This post is the third in a series of posts on priorities in healthcare facility planning. As a brief recap, the priorities I identified are:
#2: Efficiency, and
#3: Patient Satisfaction.
Even though I have prioritized patient satisfaction as third, if one looked at the amount of coverage in the media, it would seem that facility designs to support patient satisfaction are the number one priority. But, unfortunately, many of these articles are based on opinion and, often, the opinions are inconsistent. Therefore, this blog post will be based on recent research regarding patient satisfaction and what impact it has on facility design.
In 2012, JD Powers and Associates conducted a study of the impact of facilities on patient satisfaction. The study found that only 19% of hospital patients indicated that facilities had an impact on their satisfaction. This is significantly lower than upscale hotel patrons of which 48% indicated that the physical facility impacted their satisfaction.
So this data begs the question: if it is not facilities, then what impacts patient satisfaction. In the same JD Powers study, other factors were surveyed and, as illustrated in the figure below, doctors and nurses matter. More than a third up to a half of inpatients, outpatients and ED patients indicated that doctors and nurses had a significant impact on their satisfaction.
Recently, patient satisfaction has been tied to a hospital’s HCAPS (Hospital Consumer of Healthcare Providers and Systems) score. This survey, administered to a random sample of adult patients within 48 hours of discharge, was developed using a rigorous scientific process, was endorsed by the National Quality forum and was approved for standardized national public reporting by the Office of Management and Budget in 2006. Most recently, incentive based payments have been tied to a hospital’s HCAPS score.
The HCAPS survey was designed to evaluate the patient experience but, interestingly, only two questions relate to facilities; one related to cleanliness and one related to noise. Therefore, one may derive that a clean and quiet hospital environment matters to patients. To me cleanliness is relatively straight forward but noise deserves further discussion.
Apparently, noise is a common complaint for hospitalized patients. A study by the University of Chicago Pritzker School of Medicine in 2012 found that the average sound level in hospitals is slightly less than 50 decibels while the recommended sound level is 30 decibels. So, there is clearly opportunity for improvement.
A second study, evaluating what types of noise patients found as most disruptive, showed that the most disruptive noise was staff conversations (65%). This is important, as it must be addressed with behavioral changes as well as physical changes.

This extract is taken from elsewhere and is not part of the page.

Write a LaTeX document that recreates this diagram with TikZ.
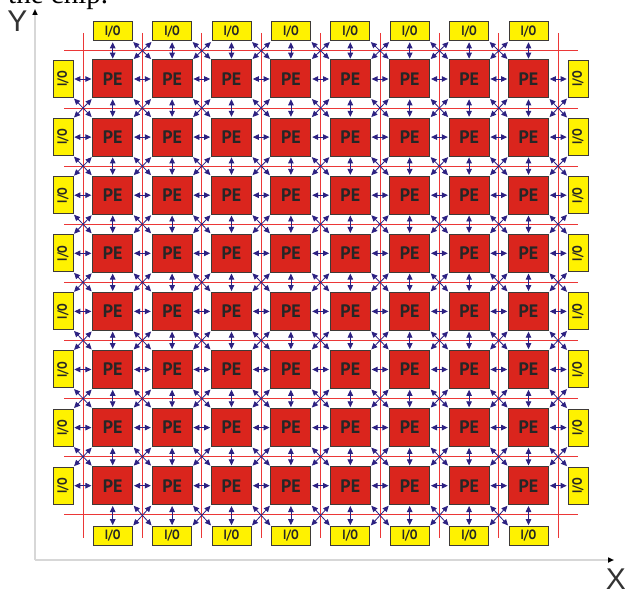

Once the behavioral component of loud staff conversations has been addressed, other strategies to reduce noise levels that may be considered are:
- Decentralizing staff
- Enclosing staff congregating areas
- Providing gentle curves in the design
- Carpeting appropriate areas
- Installing sound absorbing materials on walls and ceilings
- Providing ceiling baffles
- Utilizing silent communication systems
- Equipping carts and movable equipment with “silent” wheels
In conclusion, a beautifully designed facility is certainly something that will be enjoyed by patients and family, but in the end, the key things that matter to patients are the doctors and nurses, a clean facility and a quiet facility. Being aware of this research will help hospitals prioritize how they spend money allocated to improve patient satisfaction with the facility.